[WRITTEN INSTRUCTION]:
Leaving the pictures out, print the lines from the first line of the listing through the line containing "const catEdges = d3.range(categories.length", exactly as they read, and no others.

[MATERIAL]:
· · ·
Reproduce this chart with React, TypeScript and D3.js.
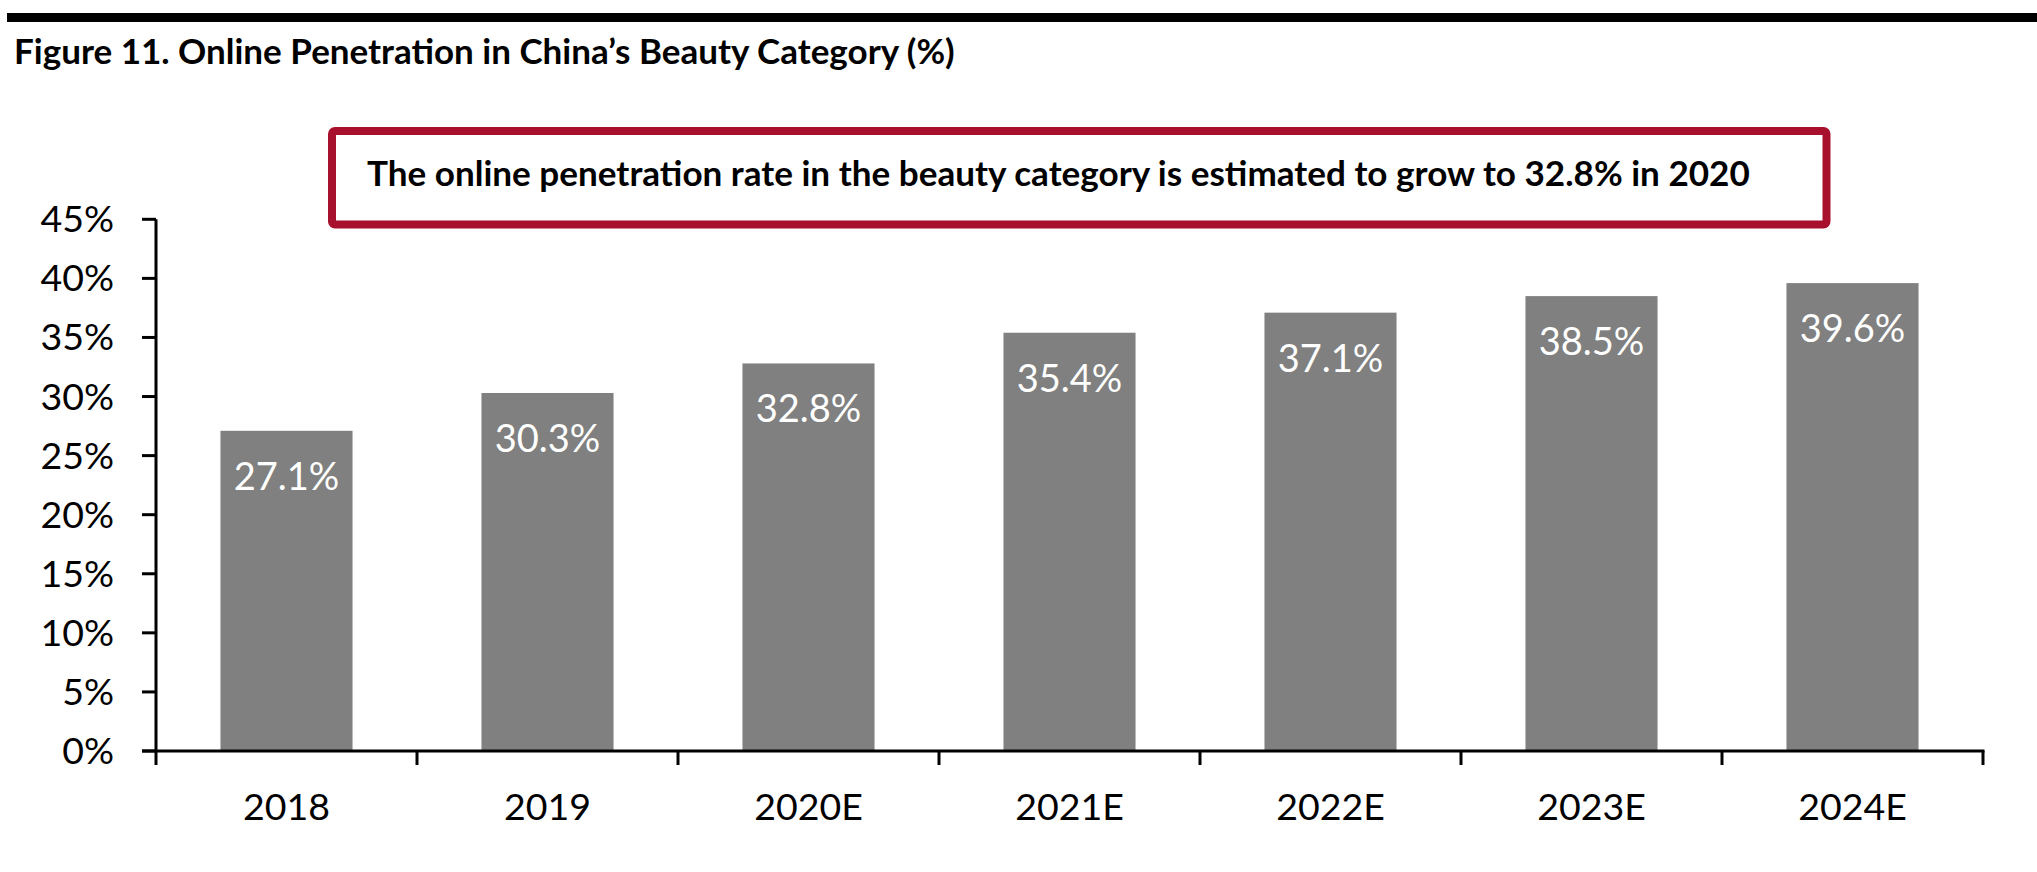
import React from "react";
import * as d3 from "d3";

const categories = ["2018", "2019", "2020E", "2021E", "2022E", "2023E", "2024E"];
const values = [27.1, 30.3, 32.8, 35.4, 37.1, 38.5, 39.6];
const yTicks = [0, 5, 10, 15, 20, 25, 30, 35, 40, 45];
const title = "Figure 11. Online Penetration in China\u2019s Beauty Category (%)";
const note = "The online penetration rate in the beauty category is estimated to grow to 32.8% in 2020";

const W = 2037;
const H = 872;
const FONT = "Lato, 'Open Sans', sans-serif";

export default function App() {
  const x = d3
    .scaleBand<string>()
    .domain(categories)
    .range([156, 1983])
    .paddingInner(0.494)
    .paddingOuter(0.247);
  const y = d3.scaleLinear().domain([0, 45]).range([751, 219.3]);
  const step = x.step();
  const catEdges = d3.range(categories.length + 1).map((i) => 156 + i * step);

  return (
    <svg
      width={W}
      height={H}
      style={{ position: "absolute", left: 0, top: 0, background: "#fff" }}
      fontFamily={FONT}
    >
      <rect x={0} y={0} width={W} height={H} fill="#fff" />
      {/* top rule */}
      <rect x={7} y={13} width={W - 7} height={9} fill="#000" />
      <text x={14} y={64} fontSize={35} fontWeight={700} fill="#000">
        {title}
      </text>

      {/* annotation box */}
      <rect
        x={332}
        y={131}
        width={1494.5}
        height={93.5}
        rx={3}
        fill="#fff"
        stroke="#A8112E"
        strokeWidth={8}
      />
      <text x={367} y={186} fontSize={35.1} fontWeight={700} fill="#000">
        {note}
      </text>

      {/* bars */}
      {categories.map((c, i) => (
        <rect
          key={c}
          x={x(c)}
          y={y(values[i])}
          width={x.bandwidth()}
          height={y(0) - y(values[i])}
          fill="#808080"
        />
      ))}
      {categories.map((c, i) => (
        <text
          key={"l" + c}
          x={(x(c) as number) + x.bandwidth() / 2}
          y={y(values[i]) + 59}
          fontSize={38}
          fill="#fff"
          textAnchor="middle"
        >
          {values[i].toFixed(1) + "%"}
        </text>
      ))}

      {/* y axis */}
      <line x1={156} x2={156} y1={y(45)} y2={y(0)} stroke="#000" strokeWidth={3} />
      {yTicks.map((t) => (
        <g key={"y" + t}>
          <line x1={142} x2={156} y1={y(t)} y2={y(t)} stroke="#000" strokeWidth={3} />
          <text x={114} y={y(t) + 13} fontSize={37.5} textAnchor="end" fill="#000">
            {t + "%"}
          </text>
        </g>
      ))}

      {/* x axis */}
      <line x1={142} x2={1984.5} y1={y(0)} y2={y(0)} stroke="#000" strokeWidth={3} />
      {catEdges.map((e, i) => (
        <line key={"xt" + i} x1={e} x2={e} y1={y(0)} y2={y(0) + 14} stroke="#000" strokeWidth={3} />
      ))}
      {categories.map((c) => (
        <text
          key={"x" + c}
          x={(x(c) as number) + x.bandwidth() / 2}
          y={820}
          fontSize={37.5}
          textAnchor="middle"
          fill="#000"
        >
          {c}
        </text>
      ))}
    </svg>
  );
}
· · ·
[RESPONSE]:
Reproduce this chart with React, TypeScript and D3.js.
import React from "react";
import * as d3 from "d3";

const categories = ["2018", "2019", "2020E", "2021E", "2022E", "2023E", "2024E"];
const values = [27.1, 30.3, 32.8, 35.4, 37.1, 38.5, 39.6];
const yTicks = [0, 5, 10, 15, 20, 25, 30, 35, 40, 45];
const title = "Figure 11. Online Penetration in China\u2019s Beauty Category (%)";
const note = "The online penetration rate in the beauty category is estimated to grow to 32.8% in 2020";

const W = 2037;
const H = 872;
const FONT = "Lato, 'Open Sans', sans-serif";

export default function App() {
  const x = d3
    .scaleBand<string>()
    .domain(categories)
    .range([156, 1983])
    .paddingInner(0.494)
    .paddingOuter(0.247);
  const y = d3.scaleLinear().domain([0, 45]).range([751, 219.3]);
  const step = x.step();
  const catEdges = d3.range(categories.length + 1).map((i) => 156 + i * step);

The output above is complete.